From February 4-6, 2019, the NCBI will help with a data science hackathon at the Fred Hutchinson Cancer Research Center in Seattle. To apply, complete this form (approximately 10 minutes to complete). Initial applications are due Friday, January 11th by 11 pm ET.
The hackathon will focus on genomics as well as general data science. This event is for researchers, including students and postdocs, who have already engaged in the use of large datasets or in the development of pipelines for analyses from high-throughput experiments. Some projects are available to other non-scientific developers, mathematicians, or librarians.
BLAST+ 2.8.1 is now available for download from our FTP site. This the first production release of standalone BLAST to support the new BLAST v5 databases (BLASTDBv5), which are also now available. The new databases have taxonomy information for the database sequences built-in. This gives you the following important advantages over the v4 databases.

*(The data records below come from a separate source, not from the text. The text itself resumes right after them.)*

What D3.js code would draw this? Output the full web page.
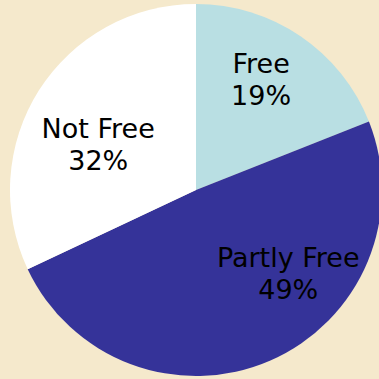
<!DOCTYPE html>
<html lang="en">
<head>
    <meta charset="UTF-8">
    <title>Freedom status pie</title>
    <script src="https://d3js.org/d3.v7.min.js"></script>
    <style>
        html, body { margin: 0; padding: 0; background: #f5e9cc; }
        svg { display: block; }
    </style>
</head>
<body>
    <svg width="379" height="379" id="chart"></svg>
    <script>
        // Data
        const categories = ["Free", "Partly Free", "Not Free"];
        const shares = [19, 49, 32];
        const colors = ["#b9dfe3", "#353399", "#ffffff"];

        const width = 379;
        const height = 379;
        const radius = 186;
        const center = [196, 190];

        // small nudges so labels sit where the original put them
        const labelNudge = [[-6, -5], [42, -32], [9, 23]];

        const svg = d3.select("#chart");
        const g = svg.append("g")
            .attr("transform", `translate(${center[0]},${center[1]})`);

        const pie = d3.pie().sort(null).value(d => d.value);
        const arcs = pie(categories.map((c, i) => ({ name: c, value: shares[i], color: colors[i] })));

        const arc = d3.arc().innerRadius(0).outerRadius(radius);
        const labelArc = d3.arc().innerRadius(radius * 0.68).outerRadius(radius * 0.68);

        g.selectAll("path")
            .data(arcs)
            .enter().append("path")
            .attr("d", arc)
            .attr("fill", d => d.data.color);

        const labels = g.selectAll("text")
            .data(arcs)
            .enter().append("text")
            .attr("transform", (d, i) => {
                const [x, y] = labelArc.centroid(d);
                return `translate(${x + labelNudge[i][0]},${y + labelNudge[i][1]})`;
            })
            .attr("text-anchor", "middle")
            .attr("font-family", "'DejaVu Sans', Verdana, sans-serif")
            .attr("font-size", "27px")
            .attr("fill", "#000");

        labels.append("tspan")
            .attr("x", 0)
            .attr("y", -7)
            .text(d => d.data.name);

        labels.append("tspan")
            .attr("x", 0)
            .attr("y", 25)
            .text(d => `${d.data.value}%`);
    </script>
</body>
</html>
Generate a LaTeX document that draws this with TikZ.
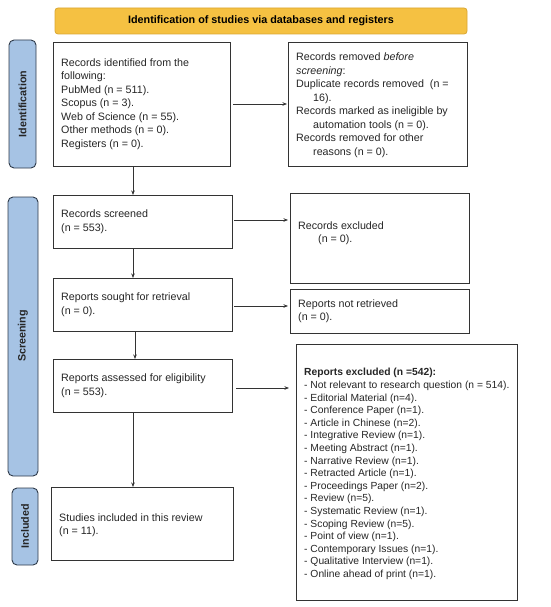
\documentclass[tikz,border=0pt]{standalone}
\usepackage{fontspec}
\setmainfont{Liberation Sans}
\usetikzlibrary{arrows.meta}
\definecolor{banner}{HTML}{F5C142}
\definecolor{bannerline}{HTML}{D9A632}
\definecolor{side}{HTML}{A6C3E4}
\definecolor{sideline}{HTML}{2E3A4A}
\definecolor{boxline}{HTML}{333333}
\begin{document}
\begin{tikzpicture}[x=1pt,y=-1pt,
  flowbox/.style={draw=boxline,line width=0.9pt,fill=white},
  sidebox/.style={draw=sideline,line width=0.9pt,fill=side,rounded corners=5pt},
  sidetext/.style={rotate=90,font=\fontsize{10.7}{12}\selectfont\bfseries,text=black!85},
  body/.style={font=\fontsize{10.7}{13.5}\selectfont,align=left,anchor=west,inner sep=0pt,text=black!85},
  arr/.style={-{Stealth[length=4.5pt,width=3.5pt]},line width=0.6pt,draw=black!80}]
\useasboundingbox (0,0) rectangle (550,607);
% banner
\draw[fill=banner,draw=bannerline,line width=0.8pt,rounded corners=3pt] (55,8) rectangle (467,34);
\node[font=\fontsize{10.8}{12}\selectfont\bfseries] (title) at (261,21) {Identification of studies via databases and registers};
% side labels
\draw[sidebox] (9,40) rectangle (36,168);
\node[sidetext] (lid) at (22.5,104) {Identification};
\draw[sidebox] (8,197) rectangle (38,476);
\node[sidetext] (lsc) at (23,336) {Screening};
\draw[sidebox] (12,488) rectangle (38,565);
\node[sidetext] (lin) at (25,526) {Included};
% boxes
\draw[flowbox] (53,42) rectangle (230,166);
\node[body] (t1) at (61,104) {Records identified from the\\following:\\PubMed (n = 511).\\Scopus (n = 3).\\Web of Science (n = 55).\\Other methods (n = 0).\\Registers (n = 0).};
\draw[flowbox] (288,42) rectangle (467,166);
\node[body] (t2) at (296,105) {Records removed \textit{before}\\\textit{screening}:\\Duplicate records removed~~(n =\\\hspace*{17pt}16).\\Records marked as ineligible by\\\hspace*{17pt}automation tools (n = 0).\\Records removed for other\\\hspace*{17pt}reasons (n = 0).};
\draw[flowbox] (53,195) rectangle (232,248);
\node[body] (t3) at (61,221.5) {Records screened\\(n = 553).};
\draw[flowbox] (290,193) rectangle (469,283);
\node[body] (t4) at (298,233) {Records excluded\\\hspace*{20pt}(n = 0).};
\draw[flowbox] (53,278) rectangle (232,331);
\node[body] (t5) at (61,304.5) {Reports sought for retrieval\\(n = 0).};
\draw[flowbox] (290,289) rectangle (469,333);
\node[body] (t6) at (298,311) {Reports not retrieved\\(n = 0).};
\draw[flowbox] (53,359) rectangle (232,412);
\node[body] (t7) at (61,385.5) {Reports assessed for eligibility\\(n = 553).};
\draw[flowbox] (296,344) rectangle (517,600);
\node[body,font=\fontsize{10.3}{12.6}\selectfont] (t8) at (304,474) {\textbf{Reports excluded (n =542):}\\- Not relevant to research question (n = 514).\\- Editorial Material (n=4).\\- Conference Paper (n=1).\\- Article in Chinese (n=2).\\- Integrative Review (n=1).\\- Meeting Abstract (n=1).\\- Narrative Review (n=1).\\- Retracted Article (n=1).\\- Proceedings Paper (n=2).\\- Review (n=5).\\- Systematic Review (n=1).\\- Scoping Review (n=5).\\- Point of view (n=1).\\- Contemporary Issues (n=1).\\- Qualitative Interview (n=1).\\- Online ahead of print (n=1).};
\draw[flowbox] (51,487) rectangle (233,560);
\node[body] (t9) at (59,525) {Studies included in this review\\(n = 11).};
% connectors
\coordinate (a1s) at (233,104); \coordinate (a1e) at (287,104);
\draw[arr] (a1s) -- (a1e);
\coordinate (d1s) at (133,166); \coordinate (d1e) at (133,195);
\draw[arr] (d1s) -- (d1e);
\coordinate (a2s) at (234,220); \coordinate (a2e) at (288,220);
\draw[arr] (a2s) -- (a2e);
\coordinate (d2s) at (133,248); \coordinate (d2e) at (133,278);
\draw[arr] (d2s) -- (d2e);
\coordinate (a3s) at (234,306); \coordinate (a3e) at (288,306);
\draw[arr] (a3s) -- (a3e);
\coordinate (d3s) at (135,331); \coordinate (d3e) at (135,359);
\draw[arr] (d3s) -- (d3e);
\coordinate (a4s) at (236,388); \coordinate (a4e) at (289,388);
\draw[arr] (a4s) -- (a4e);
\coordinate (d4s) at (133,412); \coordinate (d4e) at (133,487);
\draw[arr] (d4s) -- (d4e);
\end{tikzpicture}
\end{document}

The ability to limit your search by taxonomic group — species level as well as higher taxa.
Improved performance when limiting BLAST search with accessions.
Retrieval of sequences by taxonomic group from a BLAST database with blastdbcmd.
There are some additional enhancements to the search program options.
A new option (-subject_besthit) culls HSPs on a per subject sequence basis by removing HSPs that are completely enveloped by another HSP. This is an experimental option and is subject to change.
Use of the -max_target_seqs option for formats 0-4 is now allowed. The number of alignments and descriptions will be set to the max_target_seqs.
BLAST now issues a warning about the possibility not seeing all equivalent matches if -max_target_seqs is set to less than five.